The extension of classical numerical quadrature rules, such as Boole’s rule, into the fractional calculus framework is an essential step for enhancing computational methods in applied mathematics. However, a significant challenge has been the development of sharp error bounds that are applicable under minimal differentiability conditions, particularly for the rapidly evolving field of Conformable fractional integrals. This work addresses this gap by first establishing a novel Boole-type identity within the Conformable fractional paradigm. This foundational identity serves as the critical tool to derive new and refined inequalities specifically designed for convex functions. A primary objective and achievement of this research is the determination of improved error bounds that require only a single time differentiability, significantly broadening their applicability.
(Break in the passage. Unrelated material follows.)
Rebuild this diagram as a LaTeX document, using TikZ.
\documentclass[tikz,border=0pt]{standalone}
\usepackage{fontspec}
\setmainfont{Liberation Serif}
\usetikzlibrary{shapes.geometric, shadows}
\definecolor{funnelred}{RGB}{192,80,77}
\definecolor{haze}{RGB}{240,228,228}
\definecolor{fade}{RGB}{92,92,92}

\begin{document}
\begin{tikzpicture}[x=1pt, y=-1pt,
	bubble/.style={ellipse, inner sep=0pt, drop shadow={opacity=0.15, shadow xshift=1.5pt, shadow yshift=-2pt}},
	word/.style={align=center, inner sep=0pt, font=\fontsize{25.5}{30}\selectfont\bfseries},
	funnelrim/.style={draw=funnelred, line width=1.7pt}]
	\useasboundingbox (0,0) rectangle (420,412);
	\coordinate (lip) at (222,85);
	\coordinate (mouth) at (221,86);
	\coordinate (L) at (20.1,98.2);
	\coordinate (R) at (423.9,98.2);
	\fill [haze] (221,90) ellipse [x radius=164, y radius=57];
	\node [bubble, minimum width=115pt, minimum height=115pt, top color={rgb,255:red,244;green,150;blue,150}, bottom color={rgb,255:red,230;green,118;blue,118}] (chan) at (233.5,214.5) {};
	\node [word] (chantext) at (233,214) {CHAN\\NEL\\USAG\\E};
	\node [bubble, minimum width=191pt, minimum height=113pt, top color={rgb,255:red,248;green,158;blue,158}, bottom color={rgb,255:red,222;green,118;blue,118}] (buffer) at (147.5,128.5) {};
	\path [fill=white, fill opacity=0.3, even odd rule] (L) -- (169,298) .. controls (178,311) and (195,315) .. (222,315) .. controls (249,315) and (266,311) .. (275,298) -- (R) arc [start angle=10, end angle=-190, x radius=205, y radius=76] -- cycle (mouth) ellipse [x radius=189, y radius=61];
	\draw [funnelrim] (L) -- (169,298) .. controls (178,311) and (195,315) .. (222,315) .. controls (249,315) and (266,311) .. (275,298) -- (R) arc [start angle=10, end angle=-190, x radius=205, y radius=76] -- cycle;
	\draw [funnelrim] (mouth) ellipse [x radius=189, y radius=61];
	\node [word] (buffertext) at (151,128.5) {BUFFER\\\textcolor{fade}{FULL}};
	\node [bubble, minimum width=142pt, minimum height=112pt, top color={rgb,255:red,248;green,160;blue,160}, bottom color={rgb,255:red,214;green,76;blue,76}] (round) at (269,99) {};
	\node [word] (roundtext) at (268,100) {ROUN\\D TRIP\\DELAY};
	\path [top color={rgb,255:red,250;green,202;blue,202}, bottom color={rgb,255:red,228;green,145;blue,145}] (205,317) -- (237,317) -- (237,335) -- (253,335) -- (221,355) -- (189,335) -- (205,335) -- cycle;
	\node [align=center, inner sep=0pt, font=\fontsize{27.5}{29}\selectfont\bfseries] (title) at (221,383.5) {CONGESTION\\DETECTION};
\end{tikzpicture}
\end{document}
Our results not only generalize existing theorems but also provide sharper estimates for numerical integration. To ensure the validity and applicability of our proposed results, we demonstrate a brief numerical investigation, which not only supports the theoretical findings but also illustrates their relevance to practical and computational problems. Moreover, the theoretical inequalities are then applied to the error analysis of quadrature formulas and to derive new relationships for Mittag-Leffler function and special means for real numbers. Our findings extend classical Boole’s rule to the fractional setting and provide tighter error bounds than already existed in the literature.